Toch zitten er tegenstrijdigheden in de zo harmonieus bedoelde nieuwe 6. Allesbehalve weldadig is de afstelling die voor de demping van de auto gekozen is: niet stevig, maar gewoon hard. Hobbels, bobbels, korte oneffenheden – je zult weten dat je over ze heen rijdt. Nu wordt de 6 door Mazda geafficheerd als een sportieve auto, maar je kunt ook overdrijven. Daarbij klopt het niet met de vering. Die is helemaal niet zo hard, zodat je in snelle haakse bochten wel overhelt en ondertussen elke dwarsrichel ijskoud geserveerd krijgt.
 
Ook is het bij zo veel kennelijk bedoelde sportiviteit vreemd dat het esp al ingrijpt voordat het in de verste verten nodig is.

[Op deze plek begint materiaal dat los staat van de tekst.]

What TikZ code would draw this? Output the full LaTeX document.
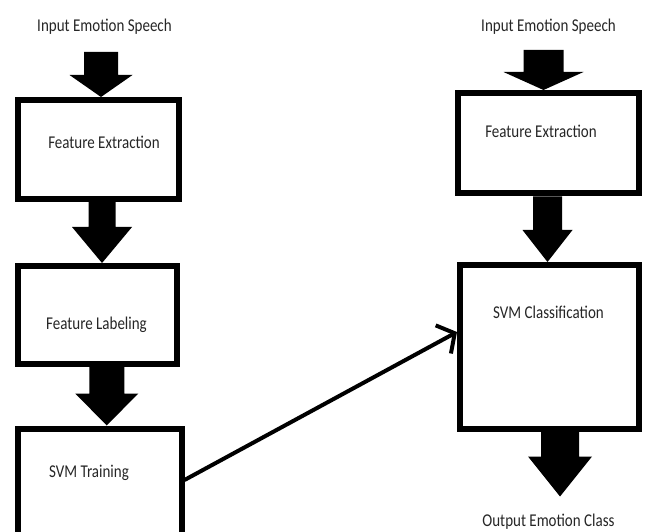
\documentclass[tikz,border=0pt]{standalone}
\usepackage{fontspec}
\setmainfont{Carlito}
\usetikzlibrary{calc,arrows.meta}
\def\blockarrow(#1)(#2)[#3:#4:#5:#6]{\fill ($(#2 |- #1)+(#3-#4,0)$) -- ($(#2 |- #1)+(#3+#4,0)$) -- ($(#2)+(#3+#4,-#6)$) -- ($(#2)+(#3+#5,-#6)$) -- ($(#2)+(#3,0)$) -- ($(#2)+(#3-#5,-#6)$) -- ($(#2)+(#3-#4,-#6)$) -- cycle;}
\newcommand\tallt[1]{\scalebox{1}[1.2]{#1}}

\begin{document}
\begin{tikzpicture}[x=1pt, y=-1pt,
	box/.style={draw, line width=6pt, inner sep=0pt},
	txt/.style={anchor=base, inner sep=0pt, text=black!85, font=\fontsize{15}{18}\selectfont}]
			%%%%% START %%%%%
			
			\clip (0, 0) rectangle (646, 532);
			\fill[white] (0, 0) rectangle (646, 532);
			
			% training side
			\node[txt] (in1) at (104.5, 32) {\tallt{Input Emotion Speech}};
			\node[box, minimum width=161pt, minimum height=99pt] (fe1) at (98.5, 149.5) {};
			\node[box, minimum width=159pt, minimum height=98pt] (fl1) at (97.5, 315) {};
			\node[box, minimum width=163.5pt, minimum height=119.5pt] (svm1) at (99.75, 488.25) {};
			\node[txt] (l-fe1) at (104, 149) {\tallt{Feature Extraction}};
			\node[txt] (l-fl1) at (96.5, 329) {\tallt{Feature Labeling}};
			\node[txt] (l-svm1) at (89, 477) {\tallt{SVM Training}};
			\coordinate (in1b) at ($(in1.base)+(0, 20)$);
			
			\blockarrow(in1b)(fe1.north)[2.5:17:31.5:22]
			\blockarrow(fe1.south)(fl1.north)[4.5:13.5:30:36]
			\blockarrow(fl1.south)(svm1.north)[7:17.5:31.5:32]
			
			% testing side
			\node[txt] (in2) at (548.5, 32) {\tallt{Input Emotion Speech}};
			\node[box, minimum width=180.5pt, minimum height=100.5pt] (fe2) at (548.25, 143.25) {};
			\node[box, minimum width=178.5pt, minimum height=163.5pt] (svm2) at (549.25, 346.75) {};
			\node[txt] (l-fe2) at (541, 138) {\tallt{Feature Extraction}};
			\node[txt] (l-svm2) at (548.5, 318) {\tallt{SVM Classification}};
			\node[txt] (out2) at (548.5, 526.5) {\tallt{Output Emotion Class}};
			\coordinate (in2b) at ($(in2.base)+(0, 18)$);
			\coordinate (out2t) at ($(svm2.south)+(10.75, 65)$);
			
			\blockarrow(in2b)(fe2.north)[-4.75:20:40:18]
			\blockarrow(fe2.south)(svm2.north)[-1.75:14.5:25:32]
			\blockarrow(svm2.south)(out2t)[0:19:32:40]
			
			% model handed over
			\draw[line width=4pt, -{Straight Barb[length=13pt, width=32pt]}] ($(svm1.east)+(0, -8.25)$) -- ($(svm2.west)+(0, -14.75)$);
			
			%%%%% END %%%%%
\end{tikzpicture}
\end{document}
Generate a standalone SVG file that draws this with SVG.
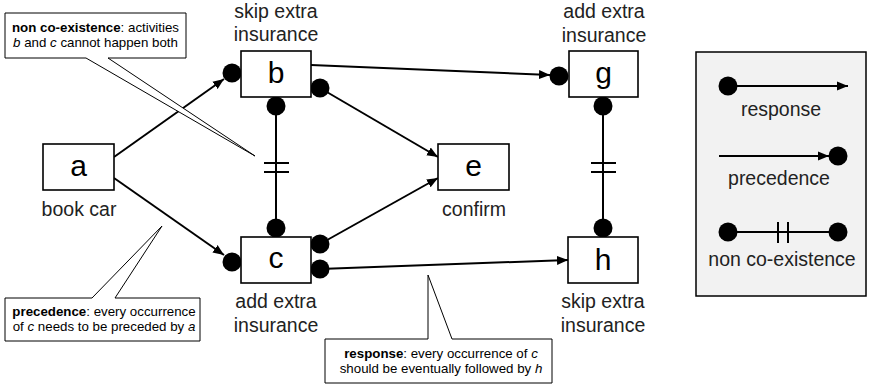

Het doet dat niet lomp ofzo, maar als je het uitzet merk je dat de grenzen van het onderstel veel verder liggen dan de esp-afstelling doet vermoeden. Dat doet juist weer afbreuk aan de sportiviteit.
 
Zo is de nieuwe Mazda6 2.5 een perfecte afspiegeling van de Japanse maatschappij. Want waar anders kunnen mensen zich vier uur zwijgend bezighouden met een serene theeceremonie, en vervolgens de televisie aanzetten om zich gek te lachen om domme valpartijen, uitglijders en taarten-in-gezichten? Only in Japan.